[Figure scripts]
____
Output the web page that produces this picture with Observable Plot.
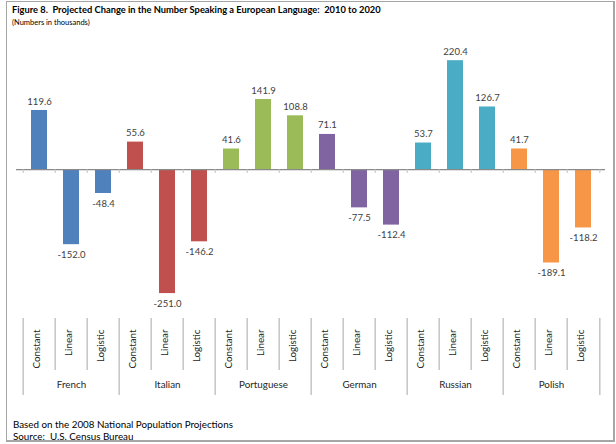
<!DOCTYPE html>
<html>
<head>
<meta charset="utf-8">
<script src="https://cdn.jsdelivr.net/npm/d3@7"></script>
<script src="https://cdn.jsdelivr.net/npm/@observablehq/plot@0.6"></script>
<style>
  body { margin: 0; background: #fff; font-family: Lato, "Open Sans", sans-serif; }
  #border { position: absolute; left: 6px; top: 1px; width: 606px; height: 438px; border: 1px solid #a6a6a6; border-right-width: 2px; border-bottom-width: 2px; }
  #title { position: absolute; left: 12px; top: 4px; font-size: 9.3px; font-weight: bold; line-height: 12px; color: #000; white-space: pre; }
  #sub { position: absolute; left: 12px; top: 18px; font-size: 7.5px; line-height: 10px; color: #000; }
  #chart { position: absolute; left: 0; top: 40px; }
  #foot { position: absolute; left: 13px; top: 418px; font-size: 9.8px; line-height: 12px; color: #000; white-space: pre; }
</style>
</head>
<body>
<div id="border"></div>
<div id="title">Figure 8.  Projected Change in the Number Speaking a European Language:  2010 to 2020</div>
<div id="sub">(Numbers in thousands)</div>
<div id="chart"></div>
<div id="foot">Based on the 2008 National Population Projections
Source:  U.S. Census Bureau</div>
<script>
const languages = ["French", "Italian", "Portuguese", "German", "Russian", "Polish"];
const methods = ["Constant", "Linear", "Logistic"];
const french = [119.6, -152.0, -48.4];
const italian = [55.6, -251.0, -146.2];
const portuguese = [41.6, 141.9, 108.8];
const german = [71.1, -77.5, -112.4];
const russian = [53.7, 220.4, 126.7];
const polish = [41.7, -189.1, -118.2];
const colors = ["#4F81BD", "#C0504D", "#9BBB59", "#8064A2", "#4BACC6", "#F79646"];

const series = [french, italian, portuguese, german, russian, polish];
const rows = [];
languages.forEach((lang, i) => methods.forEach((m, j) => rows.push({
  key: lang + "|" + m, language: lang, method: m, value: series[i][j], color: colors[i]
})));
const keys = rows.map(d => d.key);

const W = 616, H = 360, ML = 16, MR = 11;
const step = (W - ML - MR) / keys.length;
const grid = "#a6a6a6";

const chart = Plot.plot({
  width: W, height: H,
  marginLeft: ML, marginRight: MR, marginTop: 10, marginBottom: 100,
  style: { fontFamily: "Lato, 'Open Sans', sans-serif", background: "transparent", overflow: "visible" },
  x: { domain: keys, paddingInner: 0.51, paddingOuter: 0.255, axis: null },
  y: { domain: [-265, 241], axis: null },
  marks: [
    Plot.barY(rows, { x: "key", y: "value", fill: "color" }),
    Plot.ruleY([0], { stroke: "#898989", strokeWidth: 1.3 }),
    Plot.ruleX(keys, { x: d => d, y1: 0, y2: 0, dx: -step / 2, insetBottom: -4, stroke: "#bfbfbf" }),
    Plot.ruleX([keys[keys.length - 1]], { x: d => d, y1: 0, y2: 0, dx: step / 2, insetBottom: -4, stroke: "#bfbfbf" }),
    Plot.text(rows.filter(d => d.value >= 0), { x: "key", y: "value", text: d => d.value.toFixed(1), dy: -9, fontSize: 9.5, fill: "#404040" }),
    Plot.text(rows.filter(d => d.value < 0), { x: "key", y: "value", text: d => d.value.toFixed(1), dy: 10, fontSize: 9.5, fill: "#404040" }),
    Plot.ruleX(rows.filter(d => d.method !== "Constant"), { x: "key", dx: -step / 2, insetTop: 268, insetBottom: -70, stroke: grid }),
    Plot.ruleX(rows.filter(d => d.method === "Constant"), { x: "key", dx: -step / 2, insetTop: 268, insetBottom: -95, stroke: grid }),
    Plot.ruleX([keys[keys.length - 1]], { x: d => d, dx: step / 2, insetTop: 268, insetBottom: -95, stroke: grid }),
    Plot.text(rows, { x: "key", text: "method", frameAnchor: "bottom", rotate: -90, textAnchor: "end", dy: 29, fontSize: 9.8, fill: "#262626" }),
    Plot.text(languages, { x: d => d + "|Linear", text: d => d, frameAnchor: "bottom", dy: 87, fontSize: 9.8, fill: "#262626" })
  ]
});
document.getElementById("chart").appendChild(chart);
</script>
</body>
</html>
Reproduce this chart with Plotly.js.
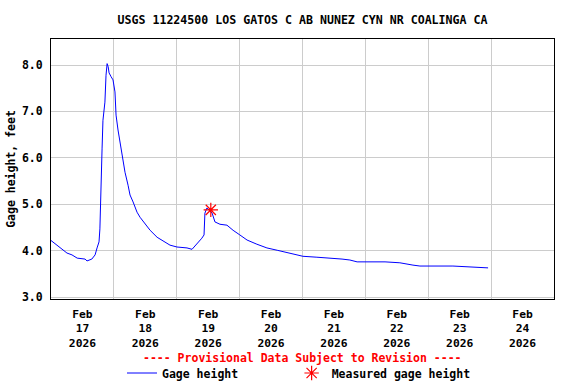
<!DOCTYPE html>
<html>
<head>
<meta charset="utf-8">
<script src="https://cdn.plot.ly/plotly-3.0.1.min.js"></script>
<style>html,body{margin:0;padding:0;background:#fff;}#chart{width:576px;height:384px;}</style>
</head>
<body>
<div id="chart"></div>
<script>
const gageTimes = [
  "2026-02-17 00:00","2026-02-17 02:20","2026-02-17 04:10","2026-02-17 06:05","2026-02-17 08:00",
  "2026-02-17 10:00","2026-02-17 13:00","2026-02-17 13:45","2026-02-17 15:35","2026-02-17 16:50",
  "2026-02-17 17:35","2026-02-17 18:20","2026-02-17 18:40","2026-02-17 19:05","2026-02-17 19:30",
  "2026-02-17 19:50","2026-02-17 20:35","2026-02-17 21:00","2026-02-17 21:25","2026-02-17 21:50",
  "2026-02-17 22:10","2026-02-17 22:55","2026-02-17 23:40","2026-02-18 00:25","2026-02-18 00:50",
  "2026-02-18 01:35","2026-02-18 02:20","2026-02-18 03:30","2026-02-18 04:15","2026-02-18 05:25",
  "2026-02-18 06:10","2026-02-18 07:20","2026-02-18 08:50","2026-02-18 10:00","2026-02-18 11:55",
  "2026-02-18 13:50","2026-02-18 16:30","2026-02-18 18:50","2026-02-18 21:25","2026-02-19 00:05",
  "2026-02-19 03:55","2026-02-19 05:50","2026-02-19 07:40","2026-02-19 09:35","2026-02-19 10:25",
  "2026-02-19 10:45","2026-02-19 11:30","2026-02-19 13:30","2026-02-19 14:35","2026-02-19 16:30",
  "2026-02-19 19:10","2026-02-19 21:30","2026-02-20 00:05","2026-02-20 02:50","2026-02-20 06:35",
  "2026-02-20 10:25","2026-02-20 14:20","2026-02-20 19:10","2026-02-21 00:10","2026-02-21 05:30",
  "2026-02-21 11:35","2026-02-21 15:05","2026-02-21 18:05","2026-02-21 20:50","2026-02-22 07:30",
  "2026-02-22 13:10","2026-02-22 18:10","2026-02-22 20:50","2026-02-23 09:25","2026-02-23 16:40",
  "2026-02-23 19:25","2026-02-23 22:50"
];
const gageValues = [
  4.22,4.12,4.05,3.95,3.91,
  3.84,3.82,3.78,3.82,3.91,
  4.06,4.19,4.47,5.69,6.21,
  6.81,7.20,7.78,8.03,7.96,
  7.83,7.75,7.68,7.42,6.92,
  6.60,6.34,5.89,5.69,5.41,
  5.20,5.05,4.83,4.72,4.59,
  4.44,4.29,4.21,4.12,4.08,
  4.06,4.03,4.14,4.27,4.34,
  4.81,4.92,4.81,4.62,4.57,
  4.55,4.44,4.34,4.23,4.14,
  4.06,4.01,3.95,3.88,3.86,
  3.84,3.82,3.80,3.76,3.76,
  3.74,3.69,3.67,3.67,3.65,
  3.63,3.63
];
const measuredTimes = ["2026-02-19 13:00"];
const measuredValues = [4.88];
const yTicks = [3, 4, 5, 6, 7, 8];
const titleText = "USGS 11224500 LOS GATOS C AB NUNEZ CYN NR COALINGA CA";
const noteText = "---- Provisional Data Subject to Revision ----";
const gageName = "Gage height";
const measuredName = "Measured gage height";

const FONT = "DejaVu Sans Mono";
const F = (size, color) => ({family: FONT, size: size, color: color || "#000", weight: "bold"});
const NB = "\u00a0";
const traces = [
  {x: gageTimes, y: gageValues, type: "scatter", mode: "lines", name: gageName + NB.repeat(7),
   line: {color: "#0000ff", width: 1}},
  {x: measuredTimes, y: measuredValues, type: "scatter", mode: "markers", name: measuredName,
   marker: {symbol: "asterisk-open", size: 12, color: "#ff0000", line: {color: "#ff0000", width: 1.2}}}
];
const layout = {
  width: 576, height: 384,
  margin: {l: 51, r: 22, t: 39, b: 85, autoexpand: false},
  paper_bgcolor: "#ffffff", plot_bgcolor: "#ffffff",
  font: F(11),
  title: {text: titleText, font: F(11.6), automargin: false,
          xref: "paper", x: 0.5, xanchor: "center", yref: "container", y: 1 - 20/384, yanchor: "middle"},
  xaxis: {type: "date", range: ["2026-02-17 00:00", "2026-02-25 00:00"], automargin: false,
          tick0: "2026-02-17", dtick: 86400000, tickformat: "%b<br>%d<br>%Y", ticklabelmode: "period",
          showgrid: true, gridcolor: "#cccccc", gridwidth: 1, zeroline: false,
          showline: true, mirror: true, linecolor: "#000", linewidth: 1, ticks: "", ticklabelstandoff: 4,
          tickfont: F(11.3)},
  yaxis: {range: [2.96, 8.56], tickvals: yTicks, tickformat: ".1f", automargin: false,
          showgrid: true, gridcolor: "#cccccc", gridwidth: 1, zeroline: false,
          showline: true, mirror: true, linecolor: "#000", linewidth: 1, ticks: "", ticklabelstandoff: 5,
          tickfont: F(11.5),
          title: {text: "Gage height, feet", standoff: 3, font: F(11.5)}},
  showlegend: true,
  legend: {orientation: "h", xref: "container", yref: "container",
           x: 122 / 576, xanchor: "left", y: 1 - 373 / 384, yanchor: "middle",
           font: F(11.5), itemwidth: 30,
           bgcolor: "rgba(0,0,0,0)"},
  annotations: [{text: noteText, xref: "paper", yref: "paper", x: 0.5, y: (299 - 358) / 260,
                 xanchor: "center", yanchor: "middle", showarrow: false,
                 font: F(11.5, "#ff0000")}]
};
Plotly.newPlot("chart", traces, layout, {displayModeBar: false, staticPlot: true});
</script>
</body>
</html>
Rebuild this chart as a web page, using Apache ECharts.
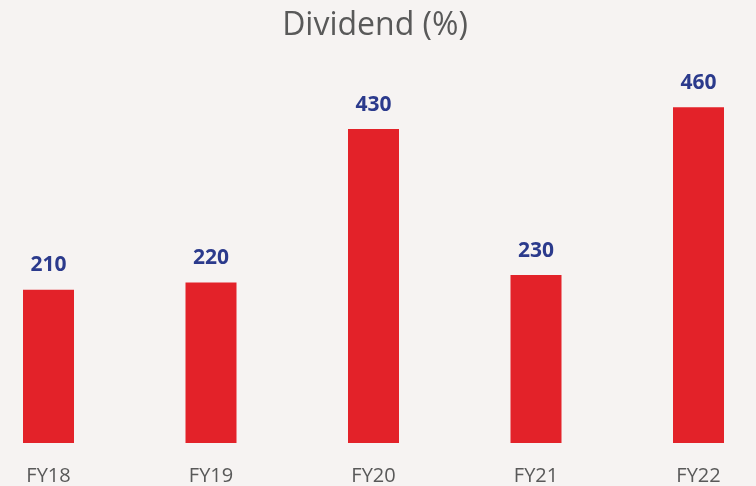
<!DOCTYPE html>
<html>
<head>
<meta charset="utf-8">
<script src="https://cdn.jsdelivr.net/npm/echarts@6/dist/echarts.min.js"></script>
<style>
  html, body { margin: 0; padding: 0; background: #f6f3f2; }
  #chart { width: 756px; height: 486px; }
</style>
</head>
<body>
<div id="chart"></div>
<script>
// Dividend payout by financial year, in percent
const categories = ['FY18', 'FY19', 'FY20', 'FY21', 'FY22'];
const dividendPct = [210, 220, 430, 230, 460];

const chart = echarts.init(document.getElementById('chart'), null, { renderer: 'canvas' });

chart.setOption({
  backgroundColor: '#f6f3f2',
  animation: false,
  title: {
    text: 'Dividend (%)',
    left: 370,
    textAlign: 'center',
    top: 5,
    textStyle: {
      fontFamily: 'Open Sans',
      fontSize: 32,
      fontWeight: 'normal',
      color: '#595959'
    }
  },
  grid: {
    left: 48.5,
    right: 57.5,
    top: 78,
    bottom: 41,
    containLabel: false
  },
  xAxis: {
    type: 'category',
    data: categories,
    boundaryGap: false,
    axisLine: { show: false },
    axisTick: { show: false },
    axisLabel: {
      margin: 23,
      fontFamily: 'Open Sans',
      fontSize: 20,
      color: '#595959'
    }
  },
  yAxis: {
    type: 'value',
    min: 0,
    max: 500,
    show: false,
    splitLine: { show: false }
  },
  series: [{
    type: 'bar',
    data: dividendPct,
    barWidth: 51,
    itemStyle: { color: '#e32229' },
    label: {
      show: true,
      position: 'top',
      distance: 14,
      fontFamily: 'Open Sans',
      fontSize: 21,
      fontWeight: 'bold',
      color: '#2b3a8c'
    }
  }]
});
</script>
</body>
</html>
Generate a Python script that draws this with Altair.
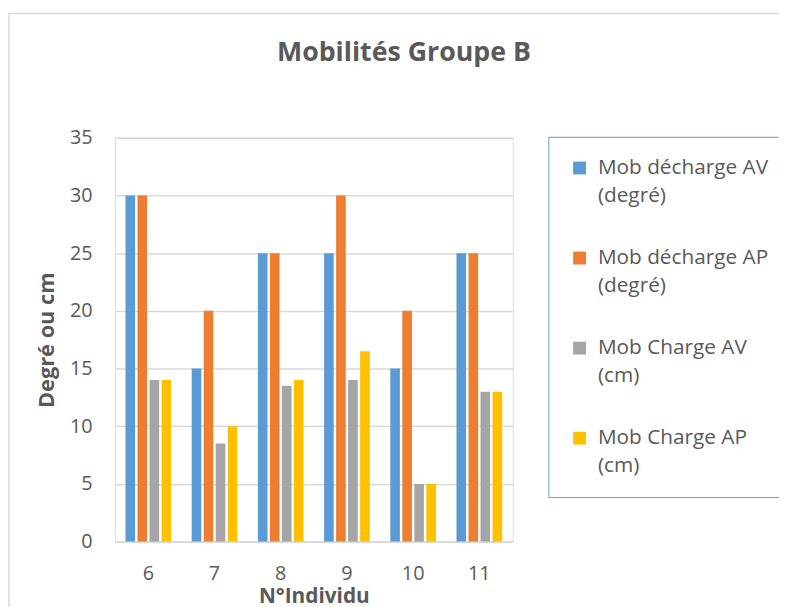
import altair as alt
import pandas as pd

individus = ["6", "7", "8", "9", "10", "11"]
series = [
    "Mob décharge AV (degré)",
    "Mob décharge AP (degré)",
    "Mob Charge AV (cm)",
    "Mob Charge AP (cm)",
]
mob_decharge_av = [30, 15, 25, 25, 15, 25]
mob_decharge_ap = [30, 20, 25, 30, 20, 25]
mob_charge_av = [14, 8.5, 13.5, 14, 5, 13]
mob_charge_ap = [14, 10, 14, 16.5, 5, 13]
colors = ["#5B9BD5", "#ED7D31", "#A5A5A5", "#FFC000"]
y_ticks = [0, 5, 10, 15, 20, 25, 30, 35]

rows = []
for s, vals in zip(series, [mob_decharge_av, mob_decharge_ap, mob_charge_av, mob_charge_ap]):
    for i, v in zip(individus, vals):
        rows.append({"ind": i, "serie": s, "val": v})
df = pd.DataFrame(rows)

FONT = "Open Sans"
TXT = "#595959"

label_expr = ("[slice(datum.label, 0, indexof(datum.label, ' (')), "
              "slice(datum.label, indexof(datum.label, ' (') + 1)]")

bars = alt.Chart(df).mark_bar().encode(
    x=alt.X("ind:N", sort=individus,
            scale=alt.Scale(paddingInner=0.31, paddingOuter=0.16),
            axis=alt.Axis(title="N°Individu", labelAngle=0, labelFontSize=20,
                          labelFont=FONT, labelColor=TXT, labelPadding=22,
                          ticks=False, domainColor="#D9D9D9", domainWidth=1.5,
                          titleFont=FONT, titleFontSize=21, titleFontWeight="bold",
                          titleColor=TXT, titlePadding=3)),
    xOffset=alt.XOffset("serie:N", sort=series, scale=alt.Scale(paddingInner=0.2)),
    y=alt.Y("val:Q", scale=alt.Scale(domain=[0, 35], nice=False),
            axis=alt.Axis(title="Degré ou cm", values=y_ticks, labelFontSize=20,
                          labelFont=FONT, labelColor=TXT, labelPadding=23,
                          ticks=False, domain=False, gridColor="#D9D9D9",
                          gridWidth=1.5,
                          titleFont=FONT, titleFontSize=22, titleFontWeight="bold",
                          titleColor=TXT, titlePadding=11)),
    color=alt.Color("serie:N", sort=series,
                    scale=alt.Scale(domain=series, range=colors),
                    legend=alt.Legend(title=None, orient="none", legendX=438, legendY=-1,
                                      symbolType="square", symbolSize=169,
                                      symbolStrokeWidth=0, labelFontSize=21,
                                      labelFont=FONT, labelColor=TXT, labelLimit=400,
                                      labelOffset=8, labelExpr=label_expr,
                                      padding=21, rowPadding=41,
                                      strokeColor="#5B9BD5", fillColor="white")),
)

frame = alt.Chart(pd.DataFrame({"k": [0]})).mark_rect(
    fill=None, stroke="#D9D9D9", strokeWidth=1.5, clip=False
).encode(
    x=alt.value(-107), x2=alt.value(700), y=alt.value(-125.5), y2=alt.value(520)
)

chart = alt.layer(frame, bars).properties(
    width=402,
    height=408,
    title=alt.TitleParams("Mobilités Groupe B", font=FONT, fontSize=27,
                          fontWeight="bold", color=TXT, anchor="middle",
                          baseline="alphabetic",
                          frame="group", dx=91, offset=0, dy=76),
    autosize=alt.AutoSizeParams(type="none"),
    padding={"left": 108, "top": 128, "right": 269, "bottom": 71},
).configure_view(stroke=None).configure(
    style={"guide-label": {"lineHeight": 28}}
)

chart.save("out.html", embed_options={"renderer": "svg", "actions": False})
____
Reproduce only the lines running from the one that has "Generate a Python" through the one that has "import pandas as pd", ends included. Any pictures in that stretch should not be copied.

Generate a Python script that draws this with Altair.
import altair as alt
import pandas as pd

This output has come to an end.